## Material shown
>>>>
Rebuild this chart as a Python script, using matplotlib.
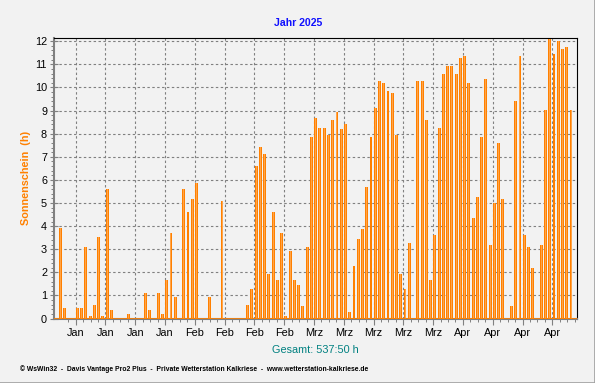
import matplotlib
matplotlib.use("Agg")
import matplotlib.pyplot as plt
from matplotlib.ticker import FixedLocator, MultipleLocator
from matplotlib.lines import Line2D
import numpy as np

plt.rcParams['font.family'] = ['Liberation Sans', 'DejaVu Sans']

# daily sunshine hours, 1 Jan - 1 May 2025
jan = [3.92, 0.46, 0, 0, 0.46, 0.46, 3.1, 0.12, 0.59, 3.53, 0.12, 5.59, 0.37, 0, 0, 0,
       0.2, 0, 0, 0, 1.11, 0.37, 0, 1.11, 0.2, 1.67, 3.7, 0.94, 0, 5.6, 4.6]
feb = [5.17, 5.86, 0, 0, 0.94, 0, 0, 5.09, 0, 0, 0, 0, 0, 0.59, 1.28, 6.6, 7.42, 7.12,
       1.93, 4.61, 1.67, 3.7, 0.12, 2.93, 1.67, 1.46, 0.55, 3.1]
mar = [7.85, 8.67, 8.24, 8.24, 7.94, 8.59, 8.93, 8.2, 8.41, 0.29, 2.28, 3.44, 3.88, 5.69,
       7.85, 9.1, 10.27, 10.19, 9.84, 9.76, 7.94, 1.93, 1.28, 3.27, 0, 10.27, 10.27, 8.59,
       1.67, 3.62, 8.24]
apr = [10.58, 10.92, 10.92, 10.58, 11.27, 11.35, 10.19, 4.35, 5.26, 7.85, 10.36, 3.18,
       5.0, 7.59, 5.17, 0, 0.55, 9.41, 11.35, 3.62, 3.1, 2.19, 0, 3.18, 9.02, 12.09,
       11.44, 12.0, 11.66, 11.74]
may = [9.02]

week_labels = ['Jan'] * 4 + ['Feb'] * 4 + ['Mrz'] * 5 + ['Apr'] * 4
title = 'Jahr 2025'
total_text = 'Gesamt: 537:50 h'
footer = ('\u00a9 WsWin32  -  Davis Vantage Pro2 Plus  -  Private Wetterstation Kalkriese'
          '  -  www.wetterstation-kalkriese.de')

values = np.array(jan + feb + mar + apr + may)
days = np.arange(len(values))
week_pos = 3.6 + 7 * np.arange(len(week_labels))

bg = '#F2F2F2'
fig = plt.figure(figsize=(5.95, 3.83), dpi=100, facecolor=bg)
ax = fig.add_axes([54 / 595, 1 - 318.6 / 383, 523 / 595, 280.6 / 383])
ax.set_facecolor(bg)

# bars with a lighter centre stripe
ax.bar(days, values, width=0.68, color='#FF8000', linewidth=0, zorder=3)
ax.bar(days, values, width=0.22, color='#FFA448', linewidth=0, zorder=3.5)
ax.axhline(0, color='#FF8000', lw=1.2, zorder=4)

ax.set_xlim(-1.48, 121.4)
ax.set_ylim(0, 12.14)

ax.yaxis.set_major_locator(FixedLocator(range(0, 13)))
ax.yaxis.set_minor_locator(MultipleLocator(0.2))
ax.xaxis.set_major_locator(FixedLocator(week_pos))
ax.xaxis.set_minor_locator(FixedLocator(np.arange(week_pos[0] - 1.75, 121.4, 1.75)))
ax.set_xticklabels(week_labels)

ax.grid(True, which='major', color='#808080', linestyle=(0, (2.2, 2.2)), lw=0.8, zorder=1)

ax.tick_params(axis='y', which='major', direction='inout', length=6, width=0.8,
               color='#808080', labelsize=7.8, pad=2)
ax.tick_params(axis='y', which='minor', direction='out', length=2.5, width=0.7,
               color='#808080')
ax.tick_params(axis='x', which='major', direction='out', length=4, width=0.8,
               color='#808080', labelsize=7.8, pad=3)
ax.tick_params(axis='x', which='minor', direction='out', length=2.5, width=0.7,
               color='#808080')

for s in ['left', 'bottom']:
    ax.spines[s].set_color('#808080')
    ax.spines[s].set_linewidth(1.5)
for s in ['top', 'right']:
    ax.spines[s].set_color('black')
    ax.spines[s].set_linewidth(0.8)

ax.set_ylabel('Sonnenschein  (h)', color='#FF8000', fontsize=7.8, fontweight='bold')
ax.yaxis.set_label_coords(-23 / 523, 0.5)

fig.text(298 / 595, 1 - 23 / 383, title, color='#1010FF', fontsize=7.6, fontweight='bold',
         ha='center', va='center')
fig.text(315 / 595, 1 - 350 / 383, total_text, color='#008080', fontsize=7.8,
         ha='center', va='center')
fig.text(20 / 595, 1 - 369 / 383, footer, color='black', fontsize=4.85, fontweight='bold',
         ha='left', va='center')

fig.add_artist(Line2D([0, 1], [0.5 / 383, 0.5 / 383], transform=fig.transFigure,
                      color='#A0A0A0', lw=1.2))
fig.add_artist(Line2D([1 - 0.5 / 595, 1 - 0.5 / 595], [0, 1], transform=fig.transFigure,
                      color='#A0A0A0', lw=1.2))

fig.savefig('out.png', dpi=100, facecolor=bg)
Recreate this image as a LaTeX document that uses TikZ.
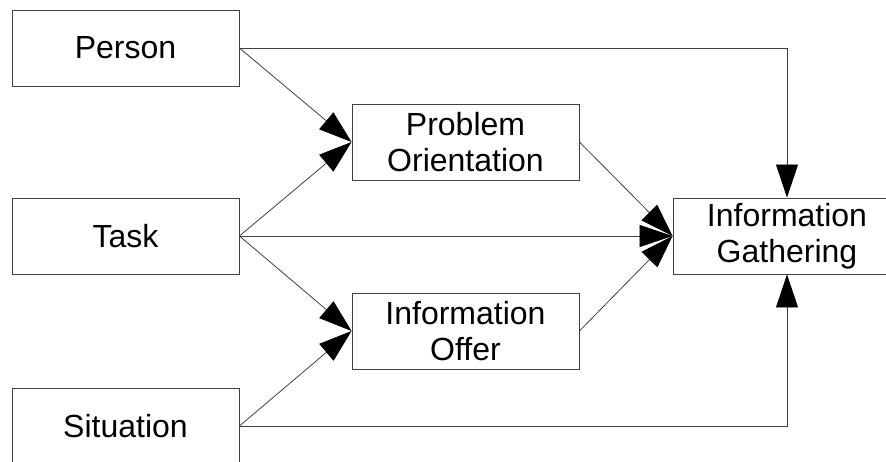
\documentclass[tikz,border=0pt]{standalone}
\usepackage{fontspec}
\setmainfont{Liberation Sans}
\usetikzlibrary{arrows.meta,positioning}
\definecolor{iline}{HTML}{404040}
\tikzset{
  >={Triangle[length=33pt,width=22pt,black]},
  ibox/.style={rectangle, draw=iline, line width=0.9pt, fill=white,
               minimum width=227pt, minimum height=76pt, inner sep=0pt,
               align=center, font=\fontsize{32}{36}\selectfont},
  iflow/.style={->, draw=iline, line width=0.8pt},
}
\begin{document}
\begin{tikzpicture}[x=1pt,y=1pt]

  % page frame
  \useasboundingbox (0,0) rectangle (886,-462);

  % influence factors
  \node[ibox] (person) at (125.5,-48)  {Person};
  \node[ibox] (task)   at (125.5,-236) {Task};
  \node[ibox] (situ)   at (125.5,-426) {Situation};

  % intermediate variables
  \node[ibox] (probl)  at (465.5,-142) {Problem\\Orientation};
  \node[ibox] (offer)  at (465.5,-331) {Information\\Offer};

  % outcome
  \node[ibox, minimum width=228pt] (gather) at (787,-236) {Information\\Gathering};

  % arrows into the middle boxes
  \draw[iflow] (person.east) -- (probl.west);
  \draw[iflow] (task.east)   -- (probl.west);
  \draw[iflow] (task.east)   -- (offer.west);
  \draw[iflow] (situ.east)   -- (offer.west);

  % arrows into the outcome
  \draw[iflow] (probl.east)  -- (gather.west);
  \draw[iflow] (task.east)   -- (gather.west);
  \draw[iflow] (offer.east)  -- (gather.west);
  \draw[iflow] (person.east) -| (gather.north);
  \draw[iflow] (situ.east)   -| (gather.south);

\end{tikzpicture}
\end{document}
<<<<
## Short task
Copy every line from the entries that contains the word "matplotlib".

## Reply to the task
Rebuild this chart as a Python script, using matplotlib.
import matplotlib
matplotlib.use("Agg")
import matplotlib.pyplot as plt
from matplotlib.ticker import FixedLocator, MultipleLocator
from matplotlib.lines import Line2D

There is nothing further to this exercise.